When they excel at engaging people outside their organizational boundaries – people who aren’t necessarily employed, yet still do valuable work – organizations build enormous leverage. I call this “third-order engagement,” and it’s what happens when customers and other stakeholders engage each other in the work of the organization. Wall Street regularly wields the financial leverage of borrowing other people’s money. But it’s social enterprise that wields the ‘engagement leverage’ that comes from harnessing other people’s drive.
In our networked, modern society, it’s easy for me to promote your social entrepreneurship via social networks and contribute to it through wikis and other online collaboration tools. These engagement technologies pack extra punch when they connect me with work that engages me on a deeper level, which is why they’re such a good investment for social enterprises.

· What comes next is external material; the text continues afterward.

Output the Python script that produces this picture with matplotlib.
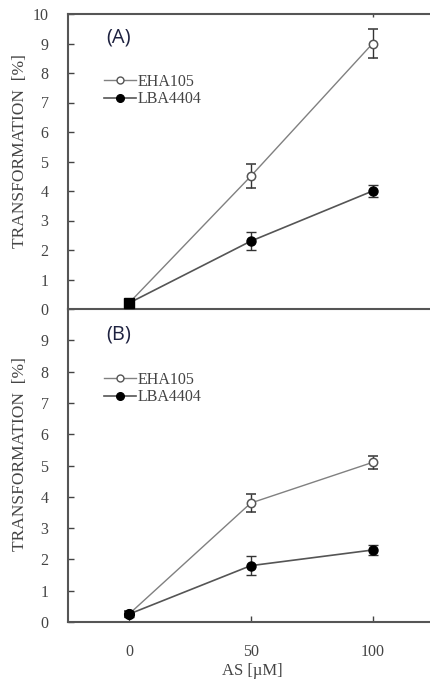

As a social entrepreneur, how do you know you’re investing enough in technology? Here’s one rough benchmark: US businesses spend around $7,500 per technology-using employee every year. That’s an average that blurs many types and sizes of business, and to me, feels a bit high for smaller organizations. But it’s not a bad baseline if you believe social enterprises are particularly well positioned to benefit from engagement technology – like I do.
3) Weave Money Around Mission
Good business model design is the most difficult job of the social entrepreneur. It requires a particular type of creativity to mesh money and mission so they aren’t some uneasy compromise but a source of synergy and strength.
I like to think of a social enterprise as a fabric, woven out of mission and money. The vertical ‘warp’ is the undergirding support – the mission and reason the organization exists in the first place. The horizontal ‘weft’ is the money that’s woven through the vertical supports over time, solidifying the overall structure into a unified whole:
Social enterprises that succeed wildly don’t just figure out a way to be profitable enough to do some nice things on the side. They create positive feedback loops where more money leads to more mission and more mission to more money. This is the fabric of social entrepreneurship, and it requires a very deliberate and creative business design.
There are many ways to weave this fabric, but I’ll close with the approach I believe is most powerful: linking customer mission and social mission.
The first step here is clearly identifying how the organization can partner with customers to achieve their goals. Step two is monetizing this value creation into a revenue stream. Step three, and the real differentiator for social entrepreneurs, then shapes the partnership so that the customers’ use of the organization’s products and services simultaneously achieves some particular ecological or societal goal. This isn’t a linear process, but a gradual and ongoing iteration – a weaving – that takes place over time.
It’s been several years since I’ve born the organizational pressures that come from balancing mission and money. I speak from personal experience when I say that it’s not an easy job, but it is some of the most rewarding work we can do with our lives.